Well we haven't heard from Bolton as yet on these latest incidents but with his obsession of wanting to attack Iran and bring about regime change-which he's spoken about on numerous occasions in the past-it would come as shock if he didn't accuse Iran for perpetrating these incidents.
To those who want evidence before concluding who was behind the latest attacks-of course not including Bolton or the coterie of other psychopaths ruminating in the White House or their environs as in Secretary of State Mike Pompeo, Vice President Mike Pence or even the "Donald" himself where accusations, assertions, allegations are all that's needed to blame Iran-it seems the bar for attacking Iran is getting lower.
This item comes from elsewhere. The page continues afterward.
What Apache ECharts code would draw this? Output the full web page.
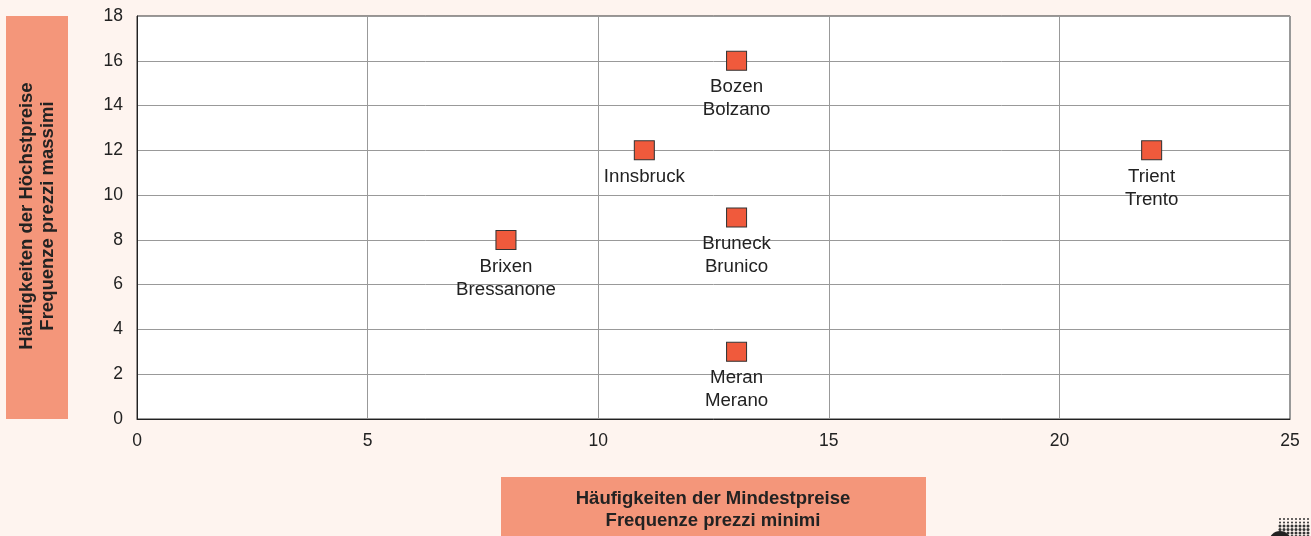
<!DOCTYPE html>
<html><head><meta charset="utf-8">
<script src="https://cdn.jsdelivr.net/npm/echarts@6/dist/echarts.min.js"></script>
<style>html,body{margin:0;padding:0;background:#FEF4EF;}#c{width:1311px;height:536px;}</style>
</head><body><div id="c"></div>
<script>
const cities = ["Brixen\nBressanone","Innsbruck","Bozen\nBolzano","Bruneck\nBrunico","Meran\nMerano","Trient\nTrento"];
const minFreq = [8,11,13,13,13,22];
const maxFreq = [8,12,16,9,3,12];
const xTitle = "Häufigkeiten der Mindestpreise\nFrequenze prezzi minimi";
const yTitle = "Häufigkeiten der Höchstpreise\nFrequenze prezzi massimi";

const font = "'Liberation Sans', Arial, sans-serif";
const logo = [];
for (let r = 0; r < 6; r++) {
  for (let c = 0; c < 8; c++) {
    const x = 1280 + c * 4, y = 519 + r * 3.5;
    if (x > 1311) continue;
    const big = r >= 2;
    logo.push({type:'circle', shape:{cx:x, cy:y, r: big ? 1.5 : 1}, style:{fill:'#333'}, silent:true});
  }
}
logo.push({type:'circle', shape:{cx:1280, cy:542, r:11}, style:{fill:'#222'}, silent:true});

const chart = echarts.init(document.getElementById('c'));
chart.setOption({
  backgroundColor: '#FEF4EF',
  animation: false,
  grid: {left:137, right:21, top:16, bottom:117, show:true, backgroundColor:'#FFFFFF', borderColor:'#333', borderWidth:1, containLabel:false},
  xAxis: {type:'value', min:0, max:25, interval:5,
    axisLine:{show:true, onZero:false, lineStyle:{color:'#222'}}, axisTick:{show:false},
    axisLabel:{color:'#222', fontSize:17.5, fontFamily:font, margin:13},
    splitLine:{show:true, lineStyle:{color:'#999', width:1}}},
  yAxis: {type:'value', min:0, max:18, interval:2,
    axisLine:{show:true, onZero:false, lineStyle:{color:'#222'}}, axisTick:{show:false},
    axisLabel:{color:'#222', fontSize:17.5, fontFamily:font, margin:14},
    splitLine:{show:true, lineStyle:{color:'#999', width:1}}},
  series: [{
    type:'scatter', symbol:'rect', symbolSize:[20,19],
    itemStyle:{color:'#F05A3C', borderColor:'#333', borderWidth:1, opacity:1},
    label:{show:true, position:'bottom', distance:5, color:'#222', fontSize:18.7, fontFamily:font, lineHeight:23, align:'center',
      formatter: p => cities[p.dataIndex]},
    emphasis:{disabled:true},
    data: minFreq.map((x,i)=>[x, maxFreq[i]])
  }],
  graphic: [
    {type:'rect', shape:{x:6, y:16, width:62, height:403}, style:{fill:'#F4967A'}},
    {type:'text', x:37, y:216, rotation:Math.PI/2, style:{text:yTitle, fill:'#222', font:'bold 18.5px '+font, align:'center', verticalAlign:'middle', lineHeight:21}},
    {type:'rect', shape:{x:501, y:477, width:425, height:62}, style:{fill:'#F4967A'}},
    {type:'text', x:713, y:510, style:{text:xTitle, fill:'#222', font:'bold 18.5px '+font, align:'center', verticalAlign:'middle', lineHeight:22}}
  ].concat(logo)
});
</script></body></html>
The Abraham Lincoln aircraft carrier in the Persian Gulf and B-52's flying overhead are clearly provocations against Iran thus upping the ante to get the Islamic Republic to commit some overt act to justify some "retaliatory" attack by US forces or their allies in the region notably Saudi Arabia and/or Israel.
Considering actual evidence of the US perpetrating false flag operations in the past-think the 1965 Gulf of Tonkin incident blaming North Vietnam for precipitating an attack on US Naval forces then President Lyndon Johnson asking for and getting the Congress to justify escalating the war in Vietnam with the "Gulf of Tonkin Resolution" or later 9/11 justifying "Dubya" Bush's global war on terrorism then attack Afghanistan in October 2001 going after Osama bin laden to Secretary of State Colin Powell's phony video presentation before the UN in February 2003 allegedly revealing Iraq's Saddam Hussein's WMD chemical weapons facilities and "Dubya" invading Iraq in March 2003-they've become the allegations for the US to attack against the "enemy" of choice at the time.
So it would not be a surprise "accusations" against Iran for perpetrating an "alleged" attack on US or allied interests in the region would be the basis for a US retaliation against the Islamic Republic.
Iran in particular knows they are in the cross-hairs of potential US aggression against it but is unlikely to retaliate unless it is directly attacked.
Of late chemical inspectors investigating the evidence of an alleged gas attack in Douma, Syria last year was likely from canisters placed there after the alleged attack in areas controlled at the time by anti-government insurgents and not from an aerial attack by Syrian President Bashar Assad's armed forces-all of which repudiates the allegations made by Trump causing him to retaliate and send ballistic missiles targeting the Assad government military facilities.
The recklessness of US retaliatory attacks against some accused "enemy" based on allegations that are later proved false are not lost on the rest of the world-including US allies in Europe who have gone along with the US bombing charade but so far too feckless to confront the US bully.
That could change with Trump threatening secondary sanctions against countries in Europe that signed the 2015 nuclear deal with Iran, want trade with Iran to continue despite Trump pulling out of the deal in 2017. Meanwhile business interests in Europe-including Britain-want their governments to uphold the Iran nuclear deal.
They also know a US attack on Iran would be a catastrophe.
There's an unpredictability to this administration that's scary making the 1962 Cuban missile crisis and confrontation between the US and Soviet Union seem tame in comparison. At least President Kennedy and Soviet Premier Nikita Khruschev were talking with each other and resolved the crisis peaceably.
We have no direct contact with Iran with the antagonists armed to the teeth facing each other in the Persian Gulf off the Strait of Hormuz and the coast of Iran-to say nothing of the rabid Bolton wanting mayhem to rain down on Iran.